**Exercise requirements:**
Quote all of the data exactly as given. Skip every picture it contains.
========
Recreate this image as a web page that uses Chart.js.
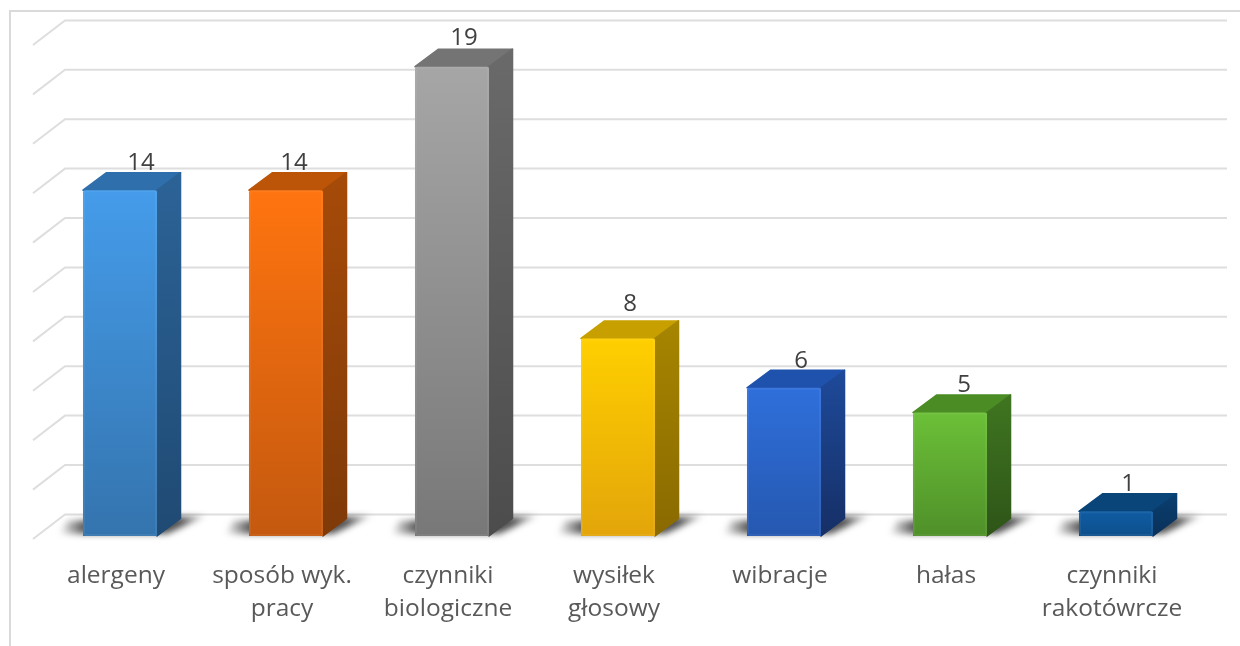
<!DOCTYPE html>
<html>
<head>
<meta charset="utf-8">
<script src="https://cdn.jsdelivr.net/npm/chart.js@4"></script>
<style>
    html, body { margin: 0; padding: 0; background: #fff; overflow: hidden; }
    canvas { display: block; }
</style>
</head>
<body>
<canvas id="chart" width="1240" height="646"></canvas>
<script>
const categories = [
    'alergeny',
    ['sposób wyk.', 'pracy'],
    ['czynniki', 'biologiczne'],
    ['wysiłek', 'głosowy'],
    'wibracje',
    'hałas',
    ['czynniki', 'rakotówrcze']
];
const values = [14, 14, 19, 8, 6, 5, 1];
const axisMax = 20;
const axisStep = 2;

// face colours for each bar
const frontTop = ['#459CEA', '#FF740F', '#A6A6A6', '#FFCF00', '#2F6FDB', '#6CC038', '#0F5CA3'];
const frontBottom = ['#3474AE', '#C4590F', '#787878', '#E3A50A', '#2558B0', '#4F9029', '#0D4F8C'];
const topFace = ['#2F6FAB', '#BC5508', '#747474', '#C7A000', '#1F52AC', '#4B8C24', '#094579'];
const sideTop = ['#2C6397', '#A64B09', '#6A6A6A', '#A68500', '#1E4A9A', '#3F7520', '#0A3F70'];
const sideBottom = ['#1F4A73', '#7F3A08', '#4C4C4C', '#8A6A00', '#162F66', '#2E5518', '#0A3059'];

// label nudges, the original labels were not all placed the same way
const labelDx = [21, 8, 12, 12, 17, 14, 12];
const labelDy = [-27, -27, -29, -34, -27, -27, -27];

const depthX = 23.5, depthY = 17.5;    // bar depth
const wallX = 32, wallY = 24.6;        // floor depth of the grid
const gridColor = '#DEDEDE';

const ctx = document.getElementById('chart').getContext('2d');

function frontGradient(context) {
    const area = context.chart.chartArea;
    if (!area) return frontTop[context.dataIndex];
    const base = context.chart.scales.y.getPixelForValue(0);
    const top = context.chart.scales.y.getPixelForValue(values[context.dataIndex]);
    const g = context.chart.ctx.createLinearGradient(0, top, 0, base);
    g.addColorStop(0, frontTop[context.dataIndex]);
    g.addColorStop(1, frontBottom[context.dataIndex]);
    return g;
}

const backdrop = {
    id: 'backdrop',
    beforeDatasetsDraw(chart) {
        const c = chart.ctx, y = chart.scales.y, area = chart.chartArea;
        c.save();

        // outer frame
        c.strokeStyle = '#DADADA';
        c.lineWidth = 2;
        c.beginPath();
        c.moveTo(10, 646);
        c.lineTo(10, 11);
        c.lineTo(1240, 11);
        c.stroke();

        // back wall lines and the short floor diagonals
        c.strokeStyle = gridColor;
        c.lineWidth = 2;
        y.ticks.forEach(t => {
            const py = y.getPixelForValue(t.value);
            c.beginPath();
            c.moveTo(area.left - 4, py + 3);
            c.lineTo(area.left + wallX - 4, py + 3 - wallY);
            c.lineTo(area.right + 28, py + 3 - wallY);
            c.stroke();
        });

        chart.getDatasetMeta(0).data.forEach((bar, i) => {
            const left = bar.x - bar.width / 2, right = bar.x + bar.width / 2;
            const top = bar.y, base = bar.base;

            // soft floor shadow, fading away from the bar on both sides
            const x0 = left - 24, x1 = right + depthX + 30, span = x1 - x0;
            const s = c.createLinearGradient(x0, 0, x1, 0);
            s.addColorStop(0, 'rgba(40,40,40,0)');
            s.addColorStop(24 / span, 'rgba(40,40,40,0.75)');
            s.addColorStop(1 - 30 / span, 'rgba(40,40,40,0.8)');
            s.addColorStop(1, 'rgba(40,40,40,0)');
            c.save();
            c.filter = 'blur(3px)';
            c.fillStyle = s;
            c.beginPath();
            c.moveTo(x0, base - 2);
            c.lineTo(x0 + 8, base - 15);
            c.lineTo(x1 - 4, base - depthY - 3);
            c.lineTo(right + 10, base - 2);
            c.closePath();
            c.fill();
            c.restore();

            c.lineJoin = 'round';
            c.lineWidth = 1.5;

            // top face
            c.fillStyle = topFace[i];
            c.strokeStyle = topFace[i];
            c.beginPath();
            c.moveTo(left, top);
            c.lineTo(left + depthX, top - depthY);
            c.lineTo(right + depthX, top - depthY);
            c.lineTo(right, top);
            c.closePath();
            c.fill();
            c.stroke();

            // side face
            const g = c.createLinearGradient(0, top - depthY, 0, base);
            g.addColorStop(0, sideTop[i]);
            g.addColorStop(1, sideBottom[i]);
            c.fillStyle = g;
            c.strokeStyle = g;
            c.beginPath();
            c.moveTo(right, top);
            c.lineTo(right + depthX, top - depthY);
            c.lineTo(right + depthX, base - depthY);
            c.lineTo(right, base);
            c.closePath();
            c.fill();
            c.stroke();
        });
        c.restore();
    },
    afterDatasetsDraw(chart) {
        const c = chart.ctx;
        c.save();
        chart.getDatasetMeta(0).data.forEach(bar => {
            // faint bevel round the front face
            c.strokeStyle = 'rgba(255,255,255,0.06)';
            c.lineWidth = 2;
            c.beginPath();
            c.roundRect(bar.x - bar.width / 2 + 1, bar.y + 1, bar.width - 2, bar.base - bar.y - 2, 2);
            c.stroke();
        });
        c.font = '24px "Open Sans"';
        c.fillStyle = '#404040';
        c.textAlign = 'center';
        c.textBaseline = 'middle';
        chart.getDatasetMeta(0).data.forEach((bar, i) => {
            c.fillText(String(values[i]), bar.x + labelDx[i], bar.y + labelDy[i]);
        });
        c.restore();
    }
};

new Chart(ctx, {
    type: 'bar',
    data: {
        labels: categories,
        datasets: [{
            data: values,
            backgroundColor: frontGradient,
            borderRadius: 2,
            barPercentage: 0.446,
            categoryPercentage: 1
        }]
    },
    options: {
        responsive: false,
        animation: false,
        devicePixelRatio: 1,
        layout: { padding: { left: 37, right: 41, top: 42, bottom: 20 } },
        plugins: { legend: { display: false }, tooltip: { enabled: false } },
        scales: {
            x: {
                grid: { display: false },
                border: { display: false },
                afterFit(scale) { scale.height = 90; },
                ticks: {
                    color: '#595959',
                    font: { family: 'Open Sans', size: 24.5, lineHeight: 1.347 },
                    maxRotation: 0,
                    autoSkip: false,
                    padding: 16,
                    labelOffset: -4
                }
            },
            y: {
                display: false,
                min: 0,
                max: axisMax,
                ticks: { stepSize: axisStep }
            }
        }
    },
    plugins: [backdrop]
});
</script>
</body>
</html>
========
**Right answer:**
Recreate this image as a web page that uses Chart.js.
<!DOCTYPE html>
<html>
<head>
<meta charset="utf-8">
<script src="https://cdn.jsdelivr.net/npm/chart.js@4"></script>
<style>
    html, body { margin: 0; padding: 0; background: #fff; overflow: hidden; }
    canvas { display: block; }
</style>
</head>
<body>
<canvas id="chart" width="1240" height="646"></canvas>
<script>
const categories = [
    'alergeny',
    ['sposób wyk.', 'pracy'],
    ['czynniki', 'biologiczne'],
    ['wysiłek', 'głosowy'],
    'wibracje',
    'hałas',
    ['czynniki', 'rakotówrcze']
];
const values = [14, 14, 19, 8, 6, 5, 1];
const axisMax = 20;
const axisStep = 2;

// face colours for each bar
const frontTop = ['#459CEA', '#FF740F', '#A6A6A6', '#FFCF00', '#2F6FDB', '#6CC038', '#0F5CA3'];
const frontBottom = ['#3474AE', '#C4590F', '#787878', '#E3A50A', '#2558B0', '#4F9029', '#0D4F8C'];
const topFace = ['#2F6FAB', '#BC5508', '#747474', '#C7A000', '#1F52AC', '#4B8C24', '#094579'];
const sideTop = ['#2C6397', '#A64B09', '#6A6A6A', '#A68500', '#1E4A9A', '#3F7520', '#0A3F70'];
const sideBottom = ['#1F4A73', '#7F3A08', '#4C4C4C', '#8A6A00', '#162F66', '#2E5518', '#0A3059'];

// label nudges, the original labels were not all placed the same way
const labelDx = [21, 8, 12, 12, 17, 14, 12];
const labelDy = [-27, -27, -29, -34, -27, -27, -27];

const depthX = 23.5, depthY = 17.5;    // bar depth
const wallX = 32, wallY = 24.6;        // floor depth of the grid
const gridColor = '#DEDEDE';

const ctx = document.getElementById('chart').getContext('2d');

function frontGradient(context) {
    const area = context.chart.chartArea;
    if (!area) return frontTop[context.dataIndex];
    const base = context.chart.scales.y.getPixelForValue(0);
    const top = context.chart.scales.y.getPixelForValue(values[context.dataIndex]);
    const g = context.chart.ctx.createLinearGradient(0, top, 0, base);
    g.addColorStop(0, frontTop[context.dataIndex]);
    g.addColorStop(1, frontBottom[context.dataIndex]);
    return g;
}

const backdrop = {
    id: 'backdrop',
    beforeDatasetsDraw(chart) {
        const c = chart.ctx, y = chart.scales.y, area = chart.chartArea;
        c.save();

        // outer frame
        c.strokeStyle = '#DADADA';
        c.lineWidth = 2;
        c.beginPath();
        c.moveTo(10, 646);
        c.lineTo(10, 11);
        c.lineTo(1240, 11);
        c.stroke();

        // back wall lines and the short floor diagonals
        c.strokeStyle = gridColor;
        c.lineWidth = 2;
        y.ticks.forEach(t => {
            const py = y.getPixelForValue(t.value);
            c.beginPath();
            c.moveTo(area.left - 4, py + 3);
            c.lineTo(area.left + wallX - 4, py + 3 - wallY);
            c.lineTo(area.right + 28, py + 3 - wallY);
            c.stroke();
        });

        chart.getDatasetMeta(0).data.forEach((bar, i) => {
            const left = bar.x - bar.width / 2, right = bar.x + bar.width / 2;
            const top = bar.y, base = bar.base;

            // soft floor shadow, fading away from the bar on both sides
            const x0 = left - 24, x1 = right + depthX + 30, span = x1 - x0;
            const s = c.createLinearGradient(x0, 0, x1, 0);
            s.addColorStop(0, 'rgba(40,40,40,0)');
            s.addColorStop(24 / span, 'rgba(40,40,40,0.75)');
            s.addColorStop(1 - 30 / span, 'rgba(40,40,40,0.8)');
            s.addColorStop(1, 'rgba(40,40,40,0)');
            c.save();
            c.filter = 'blur(3px)';
            c.fillStyle = s;
            c.beginPath();
            c.moveTo(x0, base - 2);
            c.lineTo(x0 + 8, base - 15);
            c.lineTo(x1 - 4, base - depthY - 3);
            c.lineTo(right + 10, base - 2);
            c.closePath();
            c.fill();
            c.restore();

            c.lineJoin = 'round';
            c.lineWidth = 1.5;

            // top face
            c.fillStyle = topFace[i];
            c.strokeStyle = topFace[i];
            c.beginPath();
            c.moveTo(left, top);
            c.lineTo(left + depthX, top - depthY);
            c.lineTo(right + depthX, top - depthY);
            c.lineTo(right, top);
            c.closePath();
            c.fill();
            c.stroke();

            // side face
            const g = c.createLinearGradient(0, top - depthY, 0, base);
            g.addColorStop(0, sideTop[i]);
            g.addColorStop(1, sideBottom[i]);
            c.fillStyle = g;
            c.strokeStyle = g;
            c.beginPath();
            c.moveTo(right, top);
            c.lineTo(right + depthX, top - depthY);
            c.lineTo(right + depthX, base - depthY);
            c.lineTo(right, base);
            c.closePath();
            c.fill();
            c.stroke();
        });
        c.restore();
    },
    afterDatasetsDraw(chart) {
        const c = chart.ctx;
        c.save();
        chart.getDatasetMeta(0).data.forEach(bar => {
            // faint bevel round the front face
            c.strokeStyle = 'rgba(255,255,255,0.06)';
            c.lineWidth = 2;
            c.beginPath();
            c.roundRect(bar.x - bar.width / 2 + 1, bar.y + 1, bar.width - 2, bar.base - bar.y - 2, 2);
            c.stroke();
        });
        c.font = '24px "Open Sans"';
        c.fillStyle = '#404040';
        c.textAlign = 'center';
        c.textBaseline = 'middle';
        chart.getDatasetMeta(0).data.forEach((bar, i) => {
            c.fillText(String(values[i]), bar.x + labelDx[i], bar.y + labelDy[i]);
        });
        c.restore();
    }
};

new Chart(ctx, {
    type: 'bar',
    data: {
        labels: categories,
        datasets: [{
            data: values,
            backgroundColor: frontGradient,
            borderRadius: 2,
            barPercentage: 0.446,
            categoryPercentage: 1
        }]
    },
    options: {
        responsive: false,
        animation: false,
        devicePixelRatio: 1,
        layout: { padding: { left: 37, right: 41, top: 42, bottom: 20 } },
        plugins: { legend: { display: false }, tooltip: { enabled: false } },
        scales: {
            x: {
                grid: { display: false },
                border: { display: false },
                afterFit(scale) { scale.height = 90; },
                ticks: {
                    color: '#595959',
                    font: { family: 'Open Sans', size: 24.5, lineHeight: 1.347 },
                    maxRotation: 0,
                    autoSkip: false,
                    padding: 16,
                    labelOffset: -4
                }
            },
            y: {
                display: false,
                min: 0,
                max: axisMax,
                ticks: { stepSize: axisStep }
            }
        }
    },
    plugins: [backdrop]
});
</script>
</body>
</html>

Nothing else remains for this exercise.